Tool : Jupyter Notebook
Programming Language : Python 3
Visualization : Matplotlib, Seaborn
Dataset : Click Ads Data
A company wants to know the effectiveness of an advertisement that they display, this is important for the company to be able to find out how much the advertising has been marketed so that it can attract customers to see the advertisement.
This project aims to reduce the cost of advertisement targeting by 50%, and increase gross profit by 5%. By processing historical advertisement data and finding insights and patterns that occur, it can help companies determine marketing targets. The focus of this project is to create a machine learning classification model that functions to determine the right target customers.

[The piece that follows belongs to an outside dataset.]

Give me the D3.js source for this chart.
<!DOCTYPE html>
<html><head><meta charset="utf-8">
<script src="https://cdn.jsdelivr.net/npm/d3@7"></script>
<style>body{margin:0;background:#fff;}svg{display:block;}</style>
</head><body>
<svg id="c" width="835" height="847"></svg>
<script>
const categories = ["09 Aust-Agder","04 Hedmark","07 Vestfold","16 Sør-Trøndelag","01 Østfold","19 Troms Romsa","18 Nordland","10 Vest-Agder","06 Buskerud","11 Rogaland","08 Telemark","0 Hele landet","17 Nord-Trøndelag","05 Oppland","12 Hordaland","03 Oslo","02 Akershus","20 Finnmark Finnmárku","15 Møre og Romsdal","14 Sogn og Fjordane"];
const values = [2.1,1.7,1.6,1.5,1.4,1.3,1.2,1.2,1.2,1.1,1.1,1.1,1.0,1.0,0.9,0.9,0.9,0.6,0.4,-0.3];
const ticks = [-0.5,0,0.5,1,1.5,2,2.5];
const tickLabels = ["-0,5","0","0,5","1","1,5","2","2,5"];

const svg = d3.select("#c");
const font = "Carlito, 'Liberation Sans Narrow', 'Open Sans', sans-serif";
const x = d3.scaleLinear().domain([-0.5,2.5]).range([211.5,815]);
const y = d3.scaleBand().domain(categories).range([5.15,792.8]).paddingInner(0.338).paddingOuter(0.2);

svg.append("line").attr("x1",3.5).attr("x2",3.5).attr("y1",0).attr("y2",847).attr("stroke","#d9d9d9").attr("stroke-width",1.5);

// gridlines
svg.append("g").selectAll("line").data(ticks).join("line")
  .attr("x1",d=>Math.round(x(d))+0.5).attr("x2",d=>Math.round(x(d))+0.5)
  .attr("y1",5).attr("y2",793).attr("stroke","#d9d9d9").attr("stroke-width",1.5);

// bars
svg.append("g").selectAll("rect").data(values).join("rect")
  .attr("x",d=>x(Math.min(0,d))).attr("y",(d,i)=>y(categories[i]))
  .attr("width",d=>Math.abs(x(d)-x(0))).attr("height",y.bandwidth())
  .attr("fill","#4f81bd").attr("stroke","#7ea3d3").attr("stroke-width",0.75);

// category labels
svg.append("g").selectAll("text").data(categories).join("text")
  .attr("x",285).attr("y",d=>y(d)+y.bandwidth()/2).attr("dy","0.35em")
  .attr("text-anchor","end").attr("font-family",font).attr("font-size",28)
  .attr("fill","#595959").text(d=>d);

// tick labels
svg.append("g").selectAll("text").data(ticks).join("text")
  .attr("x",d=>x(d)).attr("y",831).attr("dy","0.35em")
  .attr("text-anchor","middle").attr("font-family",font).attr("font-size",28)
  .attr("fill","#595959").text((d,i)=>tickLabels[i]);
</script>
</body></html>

The result of this project is that we managed to decrease advertisement cost by 51%, and increase gross profit by 9%. We also provide actionable recommendations that can be applied by the marketing team can prioritize the specific customer segment so that the gross profit of the company can increase.

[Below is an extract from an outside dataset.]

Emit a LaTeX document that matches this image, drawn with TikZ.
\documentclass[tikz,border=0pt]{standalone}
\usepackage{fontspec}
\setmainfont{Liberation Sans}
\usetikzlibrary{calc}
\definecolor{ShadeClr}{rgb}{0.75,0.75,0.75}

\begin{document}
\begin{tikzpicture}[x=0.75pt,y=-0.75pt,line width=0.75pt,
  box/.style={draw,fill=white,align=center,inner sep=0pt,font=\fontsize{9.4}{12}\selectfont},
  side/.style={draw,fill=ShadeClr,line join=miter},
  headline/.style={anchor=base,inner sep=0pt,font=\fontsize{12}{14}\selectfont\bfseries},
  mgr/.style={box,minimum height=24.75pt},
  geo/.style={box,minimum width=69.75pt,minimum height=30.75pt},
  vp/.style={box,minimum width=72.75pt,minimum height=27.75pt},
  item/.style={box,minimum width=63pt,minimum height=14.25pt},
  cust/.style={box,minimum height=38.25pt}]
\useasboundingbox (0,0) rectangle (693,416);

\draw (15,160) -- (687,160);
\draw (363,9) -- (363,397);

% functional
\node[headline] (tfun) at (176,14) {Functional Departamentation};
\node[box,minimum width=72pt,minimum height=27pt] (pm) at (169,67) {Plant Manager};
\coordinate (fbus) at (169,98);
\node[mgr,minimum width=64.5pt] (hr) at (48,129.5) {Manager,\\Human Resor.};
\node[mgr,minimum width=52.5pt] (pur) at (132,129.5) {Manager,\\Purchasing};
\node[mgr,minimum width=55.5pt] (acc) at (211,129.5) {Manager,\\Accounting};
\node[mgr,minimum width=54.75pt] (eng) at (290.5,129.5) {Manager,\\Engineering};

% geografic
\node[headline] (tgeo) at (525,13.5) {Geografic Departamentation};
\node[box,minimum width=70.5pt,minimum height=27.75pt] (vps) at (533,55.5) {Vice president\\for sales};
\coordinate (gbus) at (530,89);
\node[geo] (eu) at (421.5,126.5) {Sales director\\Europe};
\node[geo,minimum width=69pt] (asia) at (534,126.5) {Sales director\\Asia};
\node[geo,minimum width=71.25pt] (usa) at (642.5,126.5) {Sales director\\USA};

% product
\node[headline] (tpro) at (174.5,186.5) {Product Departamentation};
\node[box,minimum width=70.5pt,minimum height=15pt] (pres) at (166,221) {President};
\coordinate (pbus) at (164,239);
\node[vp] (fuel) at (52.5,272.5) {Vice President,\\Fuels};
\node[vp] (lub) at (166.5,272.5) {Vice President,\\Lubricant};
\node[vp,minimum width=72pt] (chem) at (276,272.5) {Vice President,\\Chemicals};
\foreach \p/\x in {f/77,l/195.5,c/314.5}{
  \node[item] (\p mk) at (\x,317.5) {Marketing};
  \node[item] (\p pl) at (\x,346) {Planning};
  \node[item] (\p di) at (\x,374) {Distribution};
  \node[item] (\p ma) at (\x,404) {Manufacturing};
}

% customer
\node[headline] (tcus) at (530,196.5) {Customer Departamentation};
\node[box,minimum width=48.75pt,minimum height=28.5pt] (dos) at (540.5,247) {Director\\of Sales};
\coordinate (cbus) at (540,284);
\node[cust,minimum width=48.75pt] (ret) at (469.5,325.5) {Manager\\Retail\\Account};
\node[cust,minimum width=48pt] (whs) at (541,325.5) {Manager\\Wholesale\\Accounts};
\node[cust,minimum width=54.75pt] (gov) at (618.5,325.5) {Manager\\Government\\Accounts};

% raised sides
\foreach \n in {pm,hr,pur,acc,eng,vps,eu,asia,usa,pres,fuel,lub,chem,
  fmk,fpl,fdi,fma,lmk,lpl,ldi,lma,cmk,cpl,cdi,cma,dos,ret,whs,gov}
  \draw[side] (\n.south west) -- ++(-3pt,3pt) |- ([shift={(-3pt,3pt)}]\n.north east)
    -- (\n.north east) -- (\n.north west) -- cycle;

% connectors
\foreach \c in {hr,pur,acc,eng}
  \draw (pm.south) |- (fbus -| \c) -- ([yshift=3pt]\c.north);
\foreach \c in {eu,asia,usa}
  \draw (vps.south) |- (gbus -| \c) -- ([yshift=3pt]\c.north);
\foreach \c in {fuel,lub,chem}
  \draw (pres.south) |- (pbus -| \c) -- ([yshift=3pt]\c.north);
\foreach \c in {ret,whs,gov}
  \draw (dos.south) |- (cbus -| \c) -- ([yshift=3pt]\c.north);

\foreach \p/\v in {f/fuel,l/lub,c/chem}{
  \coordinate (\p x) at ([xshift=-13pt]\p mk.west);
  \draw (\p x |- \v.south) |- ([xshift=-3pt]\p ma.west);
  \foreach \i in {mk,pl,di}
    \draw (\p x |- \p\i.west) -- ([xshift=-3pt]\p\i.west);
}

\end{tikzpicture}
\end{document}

The dataset contains 1,000 unique observations with 10 features in various data types. Each row represent customers' demographics, and behaiour records on website and ads in 7 months period. There are missing values in 4 columns (Daily Time Spent on Site, Area Income, Daily Internet Usage, Male), and 1 misdefined data type (Timestamp).
- Handling Missing Values
- Feature Engineering
- Drop Unnecessary Features
- Feature Encoding
- Feature Scaling
We leveraged logistic regression, decision tree, random forest, and KNN algorithms. Among the 4 models, the logistic regression model results the highest AUC, meaning that the model is the best able to distinguish between classes.
With classification threshold 0.5, the model is able to predict up to 97% of the existing potential interested users in the ads, with the risk of targeting disinterested users due to predicting errors of 1%. It means for every 100 users who are predicted to be interested, there is 1 who is actually not interested in the ads. The most important features in prediction are daily time spent on site, daily internet usage, area income, and age.
We should targeting ads to the mature users (age between 36 - 61) who belong to a low social class (earning around 300M/year) with daily time spent on site between 32-68 mins. The ads must advertise products or services whose value isn’t higher than their buying power. There is no particular ad category that they are significantly interested to.